Статистика, которую мы видим, — это сказочная хрень. Месяц назад министр сказал, что во всей стране 35 тысяч коек для пациентов с коронавирусом. Реальная заполняемость [коек] тогда составляла 80—90 процентов. Семнадцатого августа Минздрав говорит, что заполнены 18 процентов коек, на следующий день — 85. Это как? В больнице 80 процентов коек должны быть обеспечены кислородом. В Одесской области в лучшем случае — 30 процентов, и по больницам большой перекос.
В стране провалились тестирование и стационарная помощь. Семейные врачи лечат по домам, но консультировать пациента дистанционно очень сложно — многое можно пропустить. Иногда больных неделями не отправляют на анализы, и в больницу они попадают в тяжелом состоянии. После этого они по три-пять недель лежат в стационаре, потом еще десять дней просто ждут тест [на COVID]. В это время положить на их место новых тяжелых больных нельзя. Так мы подбираемся к «итальянскому» сценарию, когда в стационаре нужно решать, какого пациента взять — молодого или пожилого. Такие примеры уже есть.
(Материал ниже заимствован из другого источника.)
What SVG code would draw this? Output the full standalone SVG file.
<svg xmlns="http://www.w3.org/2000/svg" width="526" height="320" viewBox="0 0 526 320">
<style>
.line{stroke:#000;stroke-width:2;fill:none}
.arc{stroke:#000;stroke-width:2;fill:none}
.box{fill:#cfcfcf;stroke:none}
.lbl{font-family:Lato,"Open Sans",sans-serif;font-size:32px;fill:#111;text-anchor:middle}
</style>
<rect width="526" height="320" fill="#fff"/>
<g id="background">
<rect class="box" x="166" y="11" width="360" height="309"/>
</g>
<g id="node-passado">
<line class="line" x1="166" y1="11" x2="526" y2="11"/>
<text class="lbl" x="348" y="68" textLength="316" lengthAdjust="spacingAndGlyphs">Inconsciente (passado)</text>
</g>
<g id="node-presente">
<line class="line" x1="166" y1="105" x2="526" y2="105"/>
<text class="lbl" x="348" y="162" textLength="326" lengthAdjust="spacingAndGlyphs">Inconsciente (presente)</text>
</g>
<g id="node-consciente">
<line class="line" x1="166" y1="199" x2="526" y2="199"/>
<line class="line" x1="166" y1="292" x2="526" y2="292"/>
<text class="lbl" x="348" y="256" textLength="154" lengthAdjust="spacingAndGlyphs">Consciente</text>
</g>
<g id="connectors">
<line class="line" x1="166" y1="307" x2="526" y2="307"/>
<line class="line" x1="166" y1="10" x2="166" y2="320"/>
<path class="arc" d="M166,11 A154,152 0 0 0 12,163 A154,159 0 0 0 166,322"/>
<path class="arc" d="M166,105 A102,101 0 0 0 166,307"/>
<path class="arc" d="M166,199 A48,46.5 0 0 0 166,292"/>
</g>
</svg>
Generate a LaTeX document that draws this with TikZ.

Мне позвонил пациент из третьей городской больницы (Одессы). Три дня к нему никто не подходил, три дня у него не было мочи — было понятно, что отказывают почки. Он уже кашлял кровью, а в больнице ему говорили: «Вы накашляли». Я попросила его детально описать симптомы, переслала знакомым врачам, они сказали, что у него кардиогенный отек легких, срочно реанимобиль, он умирает. И что? Его вывели из больницы, сняли с кислорода и оставили одного на скамейке. Он сидел один и задыхался. Я с криками по телефону заставила его вернуть внутрь. Его приняла областная больница. Он две недели «на трубе». Его почти убили или убили. Ему 39 лет.
В этом году многие предлагали баллотироваться. В том числе «слуги народа». Но как можно идти от людей, которые все сделали настолько плохо, насколько возможно? Помню, когда в Одессу пришел Михо, все стояли на ушах. Люди шли к нему с горящими глазами. Буквально через три месяца часть этих людей ушла, у части перестали гореть глаза, а часть превратилась в «человек-костюм». У меня тоже часто опускаются руки. Если бы можно было идти на местные выборы не от партии, возможно, я бы пошла. Но выбирать между сортами говна не хочу.